Semi-DETR: Semi-Supervised Object Detection with Detection Transformers (2307.08095v1)

Abstract: We analyze the DETR-based framework on semi-supervised object detection (SSOD) and observe that (1) the one-to-one assignment strategy generates incorrect matching when the pseudo ground-truth bounding box is inaccurate, leading to training inefficiency; (2) DETR-based detectors lack deterministic correspondence between the input query and its prediction output, which hinders the applicability of the consistency-based regularization widely used in current SSOD methods. We present Semi-DETR, the first transformer-based end-to-end semi-supervised object detector, to tackle these problems. Specifically, we propose a Stage-wise Hybrid Matching strategy that combines the one-to-many assignment and one-to-one assignment strategies to improve the training efficiency of the first stage and thus provide high-quality pseudo labels for the training of the second stage. Besides, we introduce a Crossview Query Consistency method to learn the semantic feature invariance of object queries from different views while avoiding the need to find deterministic query correspondence. Furthermore, we propose a Cost-based Pseudo Label Mining module to dynamically mine more pseudo boxes based on the matching cost of pseudo ground truth bounding boxes for consistency training. Extensive experiments on all SSOD settings of both COCO and Pascal VOC benchmark datasets show that our Semi-DETR method outperforms all state-of-the-art methods by clear margins. The PaddlePaddle version code1 is at https://github.com/PaddlePaddle/PaddleDetection/tree/develop/configs/semi_det/semi_detr.

Semi-DETR: Semi-Supervised Object Detection with Detection Transformers

In the context of semi-supervised object detection (SSOD), the paper titled "Semi-DETR: Semi-Supervised Object Detection with Detection Transformers" proposes a novel framework, Semi-DETR, integrating detection transformers with semi-supervised learning methodologies. This work addresses several inherent challenges associated with DETR-based frameworks in SSOD, such as inefficiencies arising from one-to-one assignment strategies and the non-deterministic correspondence between input queries and prediction outputs.

Core Contributions

The paper introduces several innovative components within the Semi-DETR framework:

1. Stage-wise Hybrid Matching (SHM): This approach combines one-to-many and one-to-one assignment strategies. Initially, the one-to-many assignment is employed to mitigate learning inefficiencies caused by inaccurate pseudo-labels, enhancing training efficiency. Subsequently, the one-to-one assignment is reintroduced, leveraging high-quality pseudo-labels generated from the earlier stage.
2. Cross-view Query Consistency (CQC): This component is designed to overcome the absence of deterministic correspondence in DETR-based detectors. By embedding cross-view object queries, the framework learns the semantic invariance of object queries across different augmented views.
3. Cost-based Pseudo Label Mining (CPM): This method dynamically mines pseudo labels based on Gaussian Mixture Model (GMM)-derived costs, to effectively filter out low-quality pseudo boxes, thereby optimizing the consistency training process.

Performance and Results

Extensive experiments conducted in this paper demonstrate the superior performance of Semi-DETR compared to state-of-the-art (SOTA) SSOD methods. Specifically, on both COCO and Pascal VOC benchmark datasets, Semi-DETR achieves significant improvements. On the COCO-Partial setting, for example, it outperforms Dense Teacher and PseCo by 2.82 mAP and 2.77 mAP, respectively, under the 1% labeled setting with Deformable DETR. In a full COCO setting, Semi-DETR achieves 47.2 mAP using Deformable DETR, notably surpassing PseCo by 1.1 mAP. Further performance boosts are observed with stronger DETR variants like DINO.

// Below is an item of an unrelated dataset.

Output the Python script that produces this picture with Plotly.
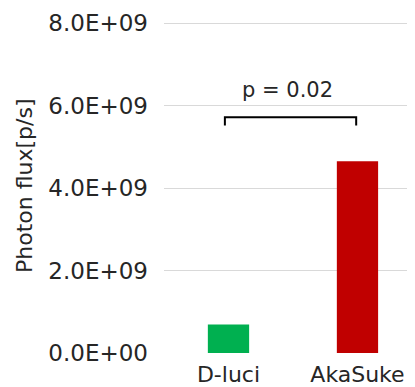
import plotly.graph_objects as go

categories = ["D-luci", "AkaSuke"]
values = [0.69e9, 4.65e9]
bar_colors = ["#00B050", "#C00000"]
tick_vals = [0, 2e9, 4e9, 6e9, 8e9]
tick_text = ["0.0E+00", "2.0E+09", "4.0E+09", "6.0E+09", "8.0E+09"]
p_label = "p = 0.02"
y_title = "Photon flux[p/s]"

FONT = "DejaVu Sans"
TXT = "#262626"

fig = go.Figure()
fig.add_trace(go.Bar(
    x=[0, 1], y=values, marker=dict(color=bar_colors, line=dict(width=0)),
    width=0.32, showlegend=False, hoverinfo="skip",
))

# page body has an 8px default margin, so the figure is sized 8px smaller
fig.update_layout(
    width=407, height=379,
    margin=dict(l=156, r=0, t=11, b=34, autoexpand=False),
    paper_bgcolor="white", plot_bgcolor="white",
    font=dict(family=FONT, size=23, color=TXT),
    xaxis=dict(
        range=[-0.5, 1.446], tickvals=[0, 1], ticktext=categories,
        showgrid=False, zeroline=False, showline=False, ticks="",
        tickfont=dict(size=22, color=TXT), ticklabelstandoff=6,
        automargin=False,
    ),
    yaxis=dict(
        range=[0, 8.1e9], tickvals=tick_vals, ticktext=tick_text,
        showgrid=True, gridcolor="#D9D9D9", gridwidth=1,
        zeroline=False, showline=False, ticks="",
        tickfont=dict(size=23, color=TXT), ticklabelstandoff=15,
        automargin=False,
    ),
    shapes=[dict(
        type="path", xref="x", yref="y",
        path="M -0.028,5.52e9 L -0.028,5.72e9 L 0.99,5.72e9 L 0.99,5.52e9",
        line=dict(color="#000000", width=2),
    )],
    annotations=[
        dict(text=p_label, xref="x", yref="y", x=0.46, y=6.38e9,
             showarrow=False, font=dict(size=21, color=TXT, family=FONT),
             xanchor="center", yanchor="middle"),
        dict(text=y_title, xref="paper", yref="paper",
             x=(24 - 164) / 251, y=0.5, textangle=-90,
             showarrow=False, font=dict(size=22, color=TXT, family=FONT),
             xanchor="center", yanchor="middle"),
    ],
)

fig.write_html("out.html")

Implications and Future Research

The Semi-DETR framework addresses crucial gaps in applying transformer-based models to semi-supervised domains, particularly by enhancing training efficiency and introducing novel consistency regularization schemes. This refined approach suggests several avenues for future research in SSOD, such as exploring more sophisticated pseudo-labeling approaches and enhancing DETR-based consistency methodologies.

While confirming the effectiveness of combining assignment strategies, the methodology still presents the challenge of balancing performance efficiency with the elimination of post-process components like Non-Maximum Suppression (NMS). Future work might focus on minimizing performance gaps without compromising the end-to-end detection capabilities.

This research contributes notably to the SSOD field, suggesting that with appropriate handling of assignment strategies and consistency regularization, DETR-based models can achieve impressive results in semi-supervised learning contexts.